What to work on
Going through the material below, please gather all lines with the word "React" in them.

Code that draws figures

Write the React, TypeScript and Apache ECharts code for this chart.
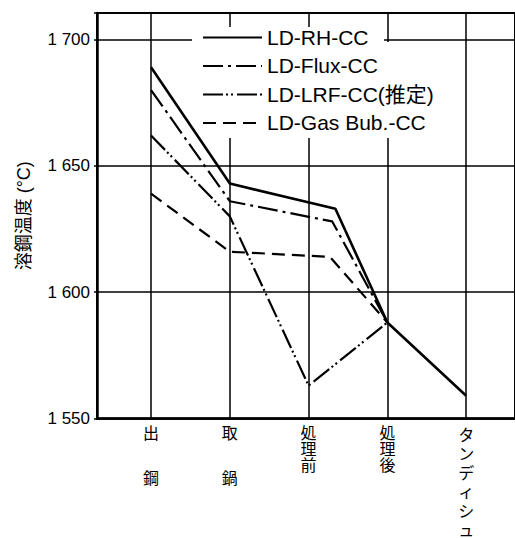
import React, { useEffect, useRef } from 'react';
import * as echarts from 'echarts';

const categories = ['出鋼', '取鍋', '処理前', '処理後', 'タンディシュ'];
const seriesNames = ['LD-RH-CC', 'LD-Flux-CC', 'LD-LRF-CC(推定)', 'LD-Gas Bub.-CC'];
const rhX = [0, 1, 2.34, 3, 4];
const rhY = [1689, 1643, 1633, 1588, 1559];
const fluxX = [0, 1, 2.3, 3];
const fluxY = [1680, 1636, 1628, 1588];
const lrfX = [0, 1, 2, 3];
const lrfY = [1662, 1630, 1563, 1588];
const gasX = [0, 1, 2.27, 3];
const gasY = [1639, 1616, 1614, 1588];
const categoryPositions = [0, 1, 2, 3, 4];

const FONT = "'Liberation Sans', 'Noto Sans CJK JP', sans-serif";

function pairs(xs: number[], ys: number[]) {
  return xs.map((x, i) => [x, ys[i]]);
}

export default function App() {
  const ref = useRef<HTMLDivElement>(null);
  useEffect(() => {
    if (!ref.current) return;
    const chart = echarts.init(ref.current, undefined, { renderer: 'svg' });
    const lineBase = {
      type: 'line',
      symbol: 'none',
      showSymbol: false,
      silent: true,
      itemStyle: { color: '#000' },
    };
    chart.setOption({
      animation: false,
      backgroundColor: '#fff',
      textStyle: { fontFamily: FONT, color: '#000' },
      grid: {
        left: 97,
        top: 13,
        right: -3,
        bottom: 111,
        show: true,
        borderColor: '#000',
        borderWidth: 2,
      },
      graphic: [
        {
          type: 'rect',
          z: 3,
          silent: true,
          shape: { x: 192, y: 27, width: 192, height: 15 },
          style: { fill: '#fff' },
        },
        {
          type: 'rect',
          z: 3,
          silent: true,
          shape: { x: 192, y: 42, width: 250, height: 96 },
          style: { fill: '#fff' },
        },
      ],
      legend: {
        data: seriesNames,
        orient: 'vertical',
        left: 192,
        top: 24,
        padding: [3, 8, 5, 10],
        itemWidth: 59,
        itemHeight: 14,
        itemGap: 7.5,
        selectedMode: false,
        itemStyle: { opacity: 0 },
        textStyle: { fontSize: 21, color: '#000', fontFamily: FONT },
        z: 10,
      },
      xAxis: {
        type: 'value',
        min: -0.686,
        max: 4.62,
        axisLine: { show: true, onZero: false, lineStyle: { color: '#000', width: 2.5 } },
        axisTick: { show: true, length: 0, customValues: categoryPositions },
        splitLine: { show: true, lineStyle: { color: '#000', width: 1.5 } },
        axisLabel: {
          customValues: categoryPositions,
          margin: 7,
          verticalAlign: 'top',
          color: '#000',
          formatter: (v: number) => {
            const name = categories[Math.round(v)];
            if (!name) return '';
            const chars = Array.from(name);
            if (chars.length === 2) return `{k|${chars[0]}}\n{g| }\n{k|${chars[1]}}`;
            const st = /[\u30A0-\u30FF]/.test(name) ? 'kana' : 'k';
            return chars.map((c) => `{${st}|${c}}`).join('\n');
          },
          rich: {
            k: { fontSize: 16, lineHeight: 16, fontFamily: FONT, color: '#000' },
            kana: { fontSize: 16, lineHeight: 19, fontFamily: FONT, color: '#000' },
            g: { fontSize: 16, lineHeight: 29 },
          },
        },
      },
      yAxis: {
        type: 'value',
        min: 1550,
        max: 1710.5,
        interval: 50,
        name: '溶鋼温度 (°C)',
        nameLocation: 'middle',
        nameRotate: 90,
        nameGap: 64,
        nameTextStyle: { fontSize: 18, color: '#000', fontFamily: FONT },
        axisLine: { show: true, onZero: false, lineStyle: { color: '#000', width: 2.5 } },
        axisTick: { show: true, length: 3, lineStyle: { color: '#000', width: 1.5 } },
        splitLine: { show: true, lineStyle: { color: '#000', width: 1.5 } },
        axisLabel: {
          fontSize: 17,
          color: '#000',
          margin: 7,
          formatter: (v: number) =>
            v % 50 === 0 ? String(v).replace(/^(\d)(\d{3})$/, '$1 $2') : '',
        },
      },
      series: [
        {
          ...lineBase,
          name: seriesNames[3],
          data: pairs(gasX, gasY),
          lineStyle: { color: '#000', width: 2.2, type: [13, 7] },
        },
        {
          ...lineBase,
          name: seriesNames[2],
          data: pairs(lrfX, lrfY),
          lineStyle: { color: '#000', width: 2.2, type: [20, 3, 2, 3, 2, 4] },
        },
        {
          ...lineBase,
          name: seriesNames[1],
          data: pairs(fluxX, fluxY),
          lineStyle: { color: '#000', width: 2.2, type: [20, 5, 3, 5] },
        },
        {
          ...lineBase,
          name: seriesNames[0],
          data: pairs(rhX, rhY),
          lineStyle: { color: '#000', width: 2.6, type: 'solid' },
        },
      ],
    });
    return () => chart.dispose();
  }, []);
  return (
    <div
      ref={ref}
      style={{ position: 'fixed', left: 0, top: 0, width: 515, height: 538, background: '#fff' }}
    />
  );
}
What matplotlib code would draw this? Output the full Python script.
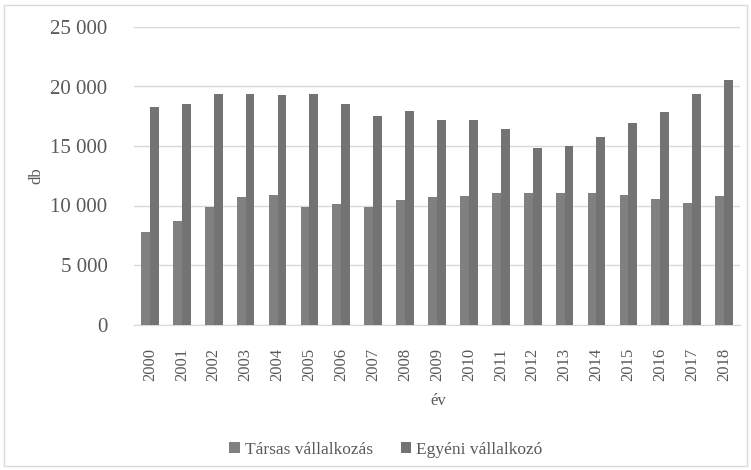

Result of this exercise
Write the React, TypeScript and Apache ECharts code for this chart.
import React, { useEffect, useRef } from 'react';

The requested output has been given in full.